A lot of the instruments are from nature. So it's like, seashells, there's turtle shells that you hit with sticks, there's different kind of clay flutes that make the sounds of birds, shakers that sound like snakes. It was so inspiring to hear all these sounds that I never heard before and definitely never heard in a movie before.

Namor's sound was a seashell. His theme is played on a seashell, which also tied into the script, because there's a couple scenes in the movie where he is actually playing the seashell. So that was tied into the movie in early ways.

Another instrument that was very much portraying him was also a whistle called a death whistle. It's a clay flute that you play and you're basically opening it up with your hand and it sounds like a crazy, otherworldly scream — almost like an animal scream or something. That comes every time Namor is doing some crazy action or shows his strength, you hear this very abrasive sound. There's also a lot of vocals for the Talokans. They have their sonar attack. They have also these low male, almost like throat singing type vocals.

'It was important to me that we do it in the right way, where you also show that there's a different person behind the mask'

For Namor's seashell, did you try different seashells? I'm curious how you found the right seashell.

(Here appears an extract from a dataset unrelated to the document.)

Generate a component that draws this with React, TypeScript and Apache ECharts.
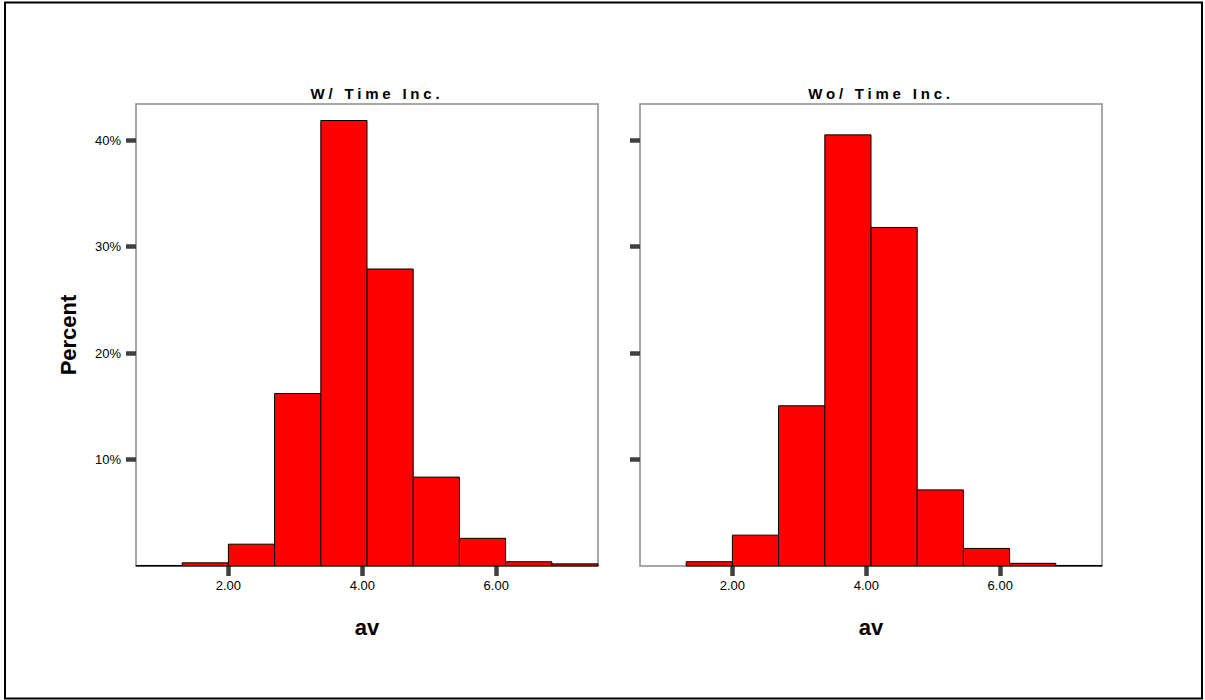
import React, { useEffect, useRef } from "react";
import * as echarts from "echarts";

// Histogram bin edges (av) shared by both panels
const binEdges = [0.62, 1.31, 2.0, 2.69, 3.38, 4.07, 4.76, 5.45, 6.14, 6.83, 7.52];
// Percent per bin
const withTimeInc = [0.05, 0.3, 2.05, 16.2, 41.85, 27.9, 8.35, 2.6, 0.4, 0.2];
const withoutTimeInc = [0, 0.4, 2.9, 15.05, 40.5, 31.8, 7.15, 1.65, 0.25, 0.05];
const panelTitles = ["W/ Time Inc.", "Wo/ Time Inc."];
const xTicks = [2, 4, 6];
const yTicks = [10, 20, 30, 40];
const xName = "av";
const yName = "Percent";

const FONT = "'Liberation Sans', Arial, sans-serif";

function toBins(values: number[]) {
  return values.map((v, i) => [binEdges[i], binEdges[i + 1], v]);
}

export default function App() {
  const ref = useRef<HTMLDivElement>(null);
  useEffect(() => {
    document.body.style.margin = "0";
    const chart = echarts.init(ref.current!, null, { renderer: "svg" });
    const gridLeft = [136, 640];
    const gridW = 462;
    const grids = gridLeft.map((l) => ({
      left: l,
      top: 104,
      width: gridW,
      height: 462,
      show: true,
      borderColor: "#8a8a8a",
      borderWidth: 1.5,
      backgroundColor: "#fff",
    }));
    const xAxes = [0, 1].map((i) => ({
      type: "value",
      gridIndex: i,
      min: binEdges[0],
      max: binEdges[binEdges.length - 1],
      axisLine: { show: false },
      splitLine: { show: false },
      axisTick: {
        show: true,
        length: 10,
        customValues: xTicks,
        lineStyle: { color: "#404040", width: 4.5 },
      },
      axisLabel: {
        customValues: xTicks,
        formatter: (v: number) => v.toFixed(2),
        fontFamily: FONT,
        fontSize: 13,
        color: "#000",
        margin: 13,
      },
      name: xName,
      nameLocation: "middle",
      nameGap: 50,
      nameTextStyle: { fontFamily: FONT, fontSize: 22, fontWeight: "bold", color: "#000" },
    }));
    const yAxes = [0, 1].map((i) => ({
      type: "value",
      gridIndex: i,
      min: 0,
      max: 43.4,
      axisLine: { show: false },
      splitLine: { show: false },
      axisTick: {
        show: true,
        length: 10,
        customValues: yTicks,
        lineStyle: { color: "#404040", width: 4.5 },
      },
      axisLabel: {
        show: i === 0,
        customValues: yTicks,
        formatter: (v: number) => `${v}%`,
        fontFamily: FONT,
        fontSize: 13,
        color: "#000",
        margin: 15,
      },
      name: i === 0 ? yName : "",
      nameLocation: "middle",
      nameRotate: 90,
      nameGap: 57,
      nameTextStyle: { fontFamily: FONT, fontSize: 22, fontWeight: "bold", color: "#000" },
    }));
    const renderItem = (params: any, api: any) => {
      const v = api.value(2);
      if (!(v > 0)) return null;
      const p0 = api.coord([api.value(0), v]);
      const p1 = api.coord([api.value(1), 0]);
      return {
        type: "rect",
        shape: { x: p0[0], y: p0[1], width: p1[0] - p0[0], height: p1[1] - p0[1] },
        style: { fill: "#ff0000", stroke: "#000", lineWidth: 1 },
      };
    };
    const series = [withTimeInc, withoutTimeInc].map((vals, i) => ({
      type: "custom",
      xAxisIndex: i,
      yAxisIndex: i,
      renderItem,
      encode: { x: [0, 1], y: 2 },
      data: toBins(vals),
      clip: false,
    }));
    chart.setOption({
      animation: false,
      backgroundColor: "#fff",
      grid: grids,
      xAxis: xAxes,
      yAxis: yAxes,
      series,
      graphic: [
        {
          type: "rect",
          shape: { x: 5, y: 2.5, width: 1197, height: 696 },
          style: { fill: "none", stroke: "#000", lineWidth: 2 },
          silent: true,
        },
        ...panelTitles.map((t, i) => ({
          type: "text",
          x: gridLeft[i] + gridW / 2 + 10,
          y: 93,
          style: {
            text: t,
            textAlign: "center",
            textVerticalAlign: "middle",
            font: `bold 15px ${FONT}`,
            fill: "#000",
          },
          silent: true,
        })),
      ],
    });
    const applySpacing = () => {
      const texts = ref.current?.querySelectorAll("text") || [];
      texts.forEach((el: any) => {
        if (panelTitles.includes((el.textContent || "").trim())) {
          el.setAttribute("letter-spacing", "3.8px");
        }
      });
    };
    applySpacing();
    chart.on("finished", applySpacing);
    return () => chart.dispose();
  }, []);
  return <div ref={ref} style={{ width: 1205, height: 700, position: "absolute", left: 0, top: 0 }} />;
}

Oh, yeah. We spent a couple of days on seashells, because there's so many different sizes. There's a large, medium, small, and tiny, and it's a very difficult instrument to play. The tone can sometimes be similar to a French horn, but you don't have the same range in tonality and intervals. You're very limited in your notes and how you could access the notes fast, because you're basically changing the notes by just putting your hand in the seashell. So it was kind of a combination between two different seashells because we had to experiment a little bit to get the exact melody that I wanted. And sometimes when you see Namor by himself, in a more intimate setting, it's just a solo seashell melody. But then, when you see him with all his people, ready to go to war, it's the seashell accompanied by eight French horns. So it gets an extra power to it.

We know from the trailer there's going to be a new Black Panther. I wondered if you changed the Black Panther theme at all to fit the new Panther. And if so, how you approached that and how you potentially changed it or augmented it?

The Black Panther theme does come into the movie at the right moment. There's the golden moment when you have that part in the movie where they show the new Panther. We've seen it in the trailer. So there is that time when you have the possibility to put the theme in. But it was important to me that we do it in the right way, where you also show that there's a different person behind the mask.

And did you alter the theme at all to do that? What specifically did you do to reflect that?

So I did that through the theme. There's the same Black Panther theme, but it's now immersed with the theme of another character. They work hand in hand. When you hear it all together, it sounds fulfilled completely.

'Every note, every word, every lyric, everything was written specifically for the movie'

One thing I noticed about the movie is that it's almost seamless when it moves from songs to the score and vice versa. How did you approach making it so holistic?

In my career, I've been working a lot with artists, producing songs and writing songs for artists, and then also, in my other job, doing scores for films. And this was truly one of the first times where I really got to combine them all into one immersive experience. Normally, it's two different departments doing two different jobs, but here, I worked with the artists and I worked with the instrumentalists for the score in a seamless process. So when I was recording the Mayan instruments and the Mayan sounds in Mexico during the daytime, at nighttime, I was recording with contemporary artists — rappers, singers, indigenous musicians, indigenous singers. And I was using elements that I'd been recording for the score in the songs.

This was during when Ryan [Coogler] was shooting the movie, so we didn't have any footage, but we did have the script. So I was in with the artists, we were reading the script together, and I showed them, "This could be a great scene to write a song for." Every note, every word, every lyric, everything was written specifically for the movie. And I'm using elements from the song in the score, and I'm using elements from the score into the songs. Everything's connected in one tissue.

'It was kind of an out-of-body experience'

You mentioned that you called out places that would be good for a song. No spoilers, but what specific criteria did you use to decide whether it should be a song versus a score?

That's a great question. I think when I read a script, there were moments to me that stood out in the way that Ryan writes. His writing is so immersive and so beautiful. He's such a great storyteller. And sometimes I connect with it through hearing music. It was kind of an out-of-body experience a little bit, because we were working on this before they finished shooting the movie, so I had all this material with me, back from Mexico and Lagos, back to L.A. When I finally started getting pictures and started getting video, I just started to fill in the cut with the music that we recorded. And a lot of times, it was like, "Oh my God, it works perfectly." It was like magic.

"Black Panther: Wakanda Forever" premieres in theaters on November 11, 2022.